Mes recherches sur la sécurité routière – dont les premières remontent à 1973 ! – portent surtout sur la clinique de l'accidentologie, au travers d'études détaillées d'accidents, complémentaires des approches épidémiologiques qui vous ont déjà été présentées lors de précédentes auditions. Je travaille principalement sur la sécurité des infrastructures, en particulier des infrastructures urbaines. Le problème requiert une approche ergonomique : autrement dit, il s'agit notamment de concevoir des infrastructures qui évitent qu'une situation d'infraction, par exemple l'alcoolémie d'un usager, ne dégénère en accident corporel.
L'analyse clinique montre le rôle important des erreurs de conduite dans les accidents. Ces erreurs sont bien souvent involontaires, et de nature cognitive, c'est-à-dire résultant d'une mauvaise compréhension de la situation. De ce fait, dans la conception des infrastructures, la notion de lisibilité de la route, développée depuis plusieurs années, est essentielle.
Les premières actions menées dans cette perspective ont consisté à éliminer les conflits, et, pour cela, à séparer les usagers selon leur mode de déplacement. L'autoroute a révélé l'efficacité de cette approche.
Ensuite, on a de plus en plus travaillé sur l'intégration des modes et des usages. Elle vise à montrer à l'usager quel est l'autre et comment se comporter quand on le rencontre.
Aujourd'hui, nous disposons de quelques outils dont l'efficacité est indiscutable : la limitation de la vitesse à un endroit donné, l'installation d'un sens giratoire à une intersection entraînent à coup sûr la réduction du nombre d'accidents. En revanche, d'autres outils ont une efficacité plus incertaine, leurs résultats différant d'ailleurs selon les études. D'autre part, l'emploi d'un même outil peut produire des effets variables en fonction des situations concrètes.
Nous sommes ainsi renvoyés à l'adaptation des usagers à l'aménagement. L'acte d'aménagement est une sorte de jeu à deux. Quelle que soit l'excellence des intentions de l'aménageur ou du modèle qu'il appliquera, l'adaptation des usagers pourra entraîner des effets non attendus, perturbant ceux qui sont attendus, et provoquant même parfois, non pas une amélioration, mais une détérioration de la sécurité.

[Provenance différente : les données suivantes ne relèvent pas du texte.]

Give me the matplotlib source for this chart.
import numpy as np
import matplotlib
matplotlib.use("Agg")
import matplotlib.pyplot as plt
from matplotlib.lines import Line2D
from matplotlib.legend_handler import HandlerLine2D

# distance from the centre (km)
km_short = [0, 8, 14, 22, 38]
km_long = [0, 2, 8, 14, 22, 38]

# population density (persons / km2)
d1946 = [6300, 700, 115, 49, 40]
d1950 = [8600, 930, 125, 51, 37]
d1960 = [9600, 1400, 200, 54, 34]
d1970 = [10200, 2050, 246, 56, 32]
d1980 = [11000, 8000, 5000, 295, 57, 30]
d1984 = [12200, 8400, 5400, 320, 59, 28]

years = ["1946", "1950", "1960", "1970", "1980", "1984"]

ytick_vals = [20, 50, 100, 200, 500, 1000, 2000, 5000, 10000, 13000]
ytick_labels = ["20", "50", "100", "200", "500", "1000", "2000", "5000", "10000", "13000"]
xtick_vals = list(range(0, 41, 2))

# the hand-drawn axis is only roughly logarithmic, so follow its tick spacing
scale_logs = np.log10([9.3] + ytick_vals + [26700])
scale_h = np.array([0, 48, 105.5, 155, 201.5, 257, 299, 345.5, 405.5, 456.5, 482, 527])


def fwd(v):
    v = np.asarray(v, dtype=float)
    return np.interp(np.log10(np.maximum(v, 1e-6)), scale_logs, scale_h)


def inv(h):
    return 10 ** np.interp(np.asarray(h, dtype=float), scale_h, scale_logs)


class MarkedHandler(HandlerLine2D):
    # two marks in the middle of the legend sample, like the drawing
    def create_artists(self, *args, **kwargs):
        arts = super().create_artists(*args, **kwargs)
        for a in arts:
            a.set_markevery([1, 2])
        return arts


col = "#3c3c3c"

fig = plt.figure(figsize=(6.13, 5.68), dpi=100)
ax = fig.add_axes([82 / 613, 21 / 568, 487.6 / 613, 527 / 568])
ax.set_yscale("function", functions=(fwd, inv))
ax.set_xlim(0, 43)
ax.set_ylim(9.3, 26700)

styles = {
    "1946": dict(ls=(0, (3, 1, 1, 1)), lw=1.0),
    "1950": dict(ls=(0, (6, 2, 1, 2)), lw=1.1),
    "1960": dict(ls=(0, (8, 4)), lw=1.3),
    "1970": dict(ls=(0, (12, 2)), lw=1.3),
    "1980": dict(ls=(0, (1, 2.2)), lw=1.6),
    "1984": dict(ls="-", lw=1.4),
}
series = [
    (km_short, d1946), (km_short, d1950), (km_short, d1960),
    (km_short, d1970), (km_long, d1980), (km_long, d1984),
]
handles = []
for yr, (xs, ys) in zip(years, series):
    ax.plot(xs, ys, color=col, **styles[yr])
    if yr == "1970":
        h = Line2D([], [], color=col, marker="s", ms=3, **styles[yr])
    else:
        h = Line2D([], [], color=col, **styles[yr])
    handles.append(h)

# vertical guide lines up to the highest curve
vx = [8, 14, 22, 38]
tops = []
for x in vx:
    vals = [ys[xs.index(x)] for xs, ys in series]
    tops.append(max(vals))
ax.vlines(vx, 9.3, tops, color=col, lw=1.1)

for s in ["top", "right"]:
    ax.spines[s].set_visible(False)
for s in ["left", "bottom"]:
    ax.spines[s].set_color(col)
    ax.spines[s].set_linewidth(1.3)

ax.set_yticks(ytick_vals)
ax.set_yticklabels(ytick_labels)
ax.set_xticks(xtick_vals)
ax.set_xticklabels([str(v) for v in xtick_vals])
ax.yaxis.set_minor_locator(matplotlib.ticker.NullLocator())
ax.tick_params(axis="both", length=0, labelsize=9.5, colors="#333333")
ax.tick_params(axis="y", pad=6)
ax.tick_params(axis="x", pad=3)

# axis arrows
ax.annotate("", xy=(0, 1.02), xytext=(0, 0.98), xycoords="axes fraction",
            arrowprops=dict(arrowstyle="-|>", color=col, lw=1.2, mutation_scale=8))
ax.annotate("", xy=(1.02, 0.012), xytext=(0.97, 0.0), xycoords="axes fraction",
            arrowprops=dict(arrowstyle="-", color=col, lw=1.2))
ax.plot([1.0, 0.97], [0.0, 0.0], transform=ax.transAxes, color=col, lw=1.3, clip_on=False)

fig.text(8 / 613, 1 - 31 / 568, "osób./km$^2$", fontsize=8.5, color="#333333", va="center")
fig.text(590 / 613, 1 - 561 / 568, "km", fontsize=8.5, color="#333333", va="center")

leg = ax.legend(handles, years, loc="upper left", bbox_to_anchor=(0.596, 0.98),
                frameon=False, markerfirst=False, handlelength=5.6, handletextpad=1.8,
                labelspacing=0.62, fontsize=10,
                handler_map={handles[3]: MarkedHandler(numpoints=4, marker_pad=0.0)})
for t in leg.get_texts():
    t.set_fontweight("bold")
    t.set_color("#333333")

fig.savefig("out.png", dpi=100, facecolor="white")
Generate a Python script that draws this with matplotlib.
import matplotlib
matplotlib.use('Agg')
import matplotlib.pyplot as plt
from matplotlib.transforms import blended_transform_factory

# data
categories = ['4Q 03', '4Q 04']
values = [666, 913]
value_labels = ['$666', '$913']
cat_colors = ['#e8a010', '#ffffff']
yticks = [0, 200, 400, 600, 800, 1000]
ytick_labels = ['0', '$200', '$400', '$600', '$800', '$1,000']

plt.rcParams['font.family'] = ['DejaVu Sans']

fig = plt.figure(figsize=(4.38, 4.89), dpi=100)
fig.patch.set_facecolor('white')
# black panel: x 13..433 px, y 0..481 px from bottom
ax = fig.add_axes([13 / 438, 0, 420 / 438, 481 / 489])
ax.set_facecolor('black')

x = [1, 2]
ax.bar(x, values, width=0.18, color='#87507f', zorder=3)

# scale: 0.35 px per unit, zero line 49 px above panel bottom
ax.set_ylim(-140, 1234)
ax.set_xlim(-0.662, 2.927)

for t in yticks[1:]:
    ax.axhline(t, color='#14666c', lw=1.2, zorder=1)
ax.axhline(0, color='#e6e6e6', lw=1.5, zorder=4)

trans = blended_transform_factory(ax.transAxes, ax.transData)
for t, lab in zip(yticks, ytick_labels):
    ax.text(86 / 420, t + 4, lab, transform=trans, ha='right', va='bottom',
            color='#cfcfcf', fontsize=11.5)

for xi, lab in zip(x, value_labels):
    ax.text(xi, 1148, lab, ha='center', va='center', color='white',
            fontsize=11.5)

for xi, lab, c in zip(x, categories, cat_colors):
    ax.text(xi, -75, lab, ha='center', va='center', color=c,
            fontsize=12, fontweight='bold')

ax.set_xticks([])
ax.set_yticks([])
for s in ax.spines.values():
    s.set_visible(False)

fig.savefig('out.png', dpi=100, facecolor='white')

Enfin, l'évaluation des projets, essentielle, n'est pas suffisamment pratiquée en France. Pour la mener correctement, il faut des données, sur les accidents, sur les trafics de piétons, de cyclistes, de cyclomotoristes, ainsi que des outils d'analyse performants et des personnels aptes.
Cette évaluation peut être quantitative ; elle mesurera alors l'évolution du risque avant et après la réalisation de l'aménagement. Elle peut aussi être qualitative ; elle fera alors apparaître les scénarios d'accident avant et après l'aménagement. La connaissance ainsi acquise permettra l'amélioration des outils. À l'échelle locale, l'évaluation permet d'obtenir un retour sur les politiques menées et de former les personnels des réseaux techniques à l'analyse de l'accidentologie. Enfin, elle améliore l'état des connaissances et fait évoluer la doctrine technique.
L'examen des projets fait aussi apparaître qu'en matière de sécurité routière, c'est d'abord au bon sens qu'on fait appel. Or telle n'est pas forcément la meilleure démarche. Ainsi, alors que le bon sens pousse à aménager des bandes cyclables pour protéger les cyclistes, le résultat n'est pas toujours celui qu'on attendait, en raison de la complexité des situations de fait.
En Grande-Bretagne ou en Allemagne, l'intégration très en amont des spécialistes de sécurité routière dans l'élaboration des projets permet de donner de meilleures chances à une bonne adaptation des infrastructures à la sécurité routière.
Enfin, comme l'industrie, la route est un domaine sociotechnique. L'industrie s'est beaucoup intéressée à la sécurité de conception – la recherche de la sécurité dès la conception même des projets. Dans cet esprit, la sécurité routière ne pourrait-elle pas être mieux prise en compte dans les schémas de cohérence territoriale, dans les plans locaux d'urbanisme, dans les politiques de développement économique local ou dans les actions de renouvellement urbain ? Les travaux que nous avons conduits très récemment sur la sécurité et sur les niveaux de risque dans les zones urbaines sensibles (ZUS) ont conduit à des résultats très intéressants.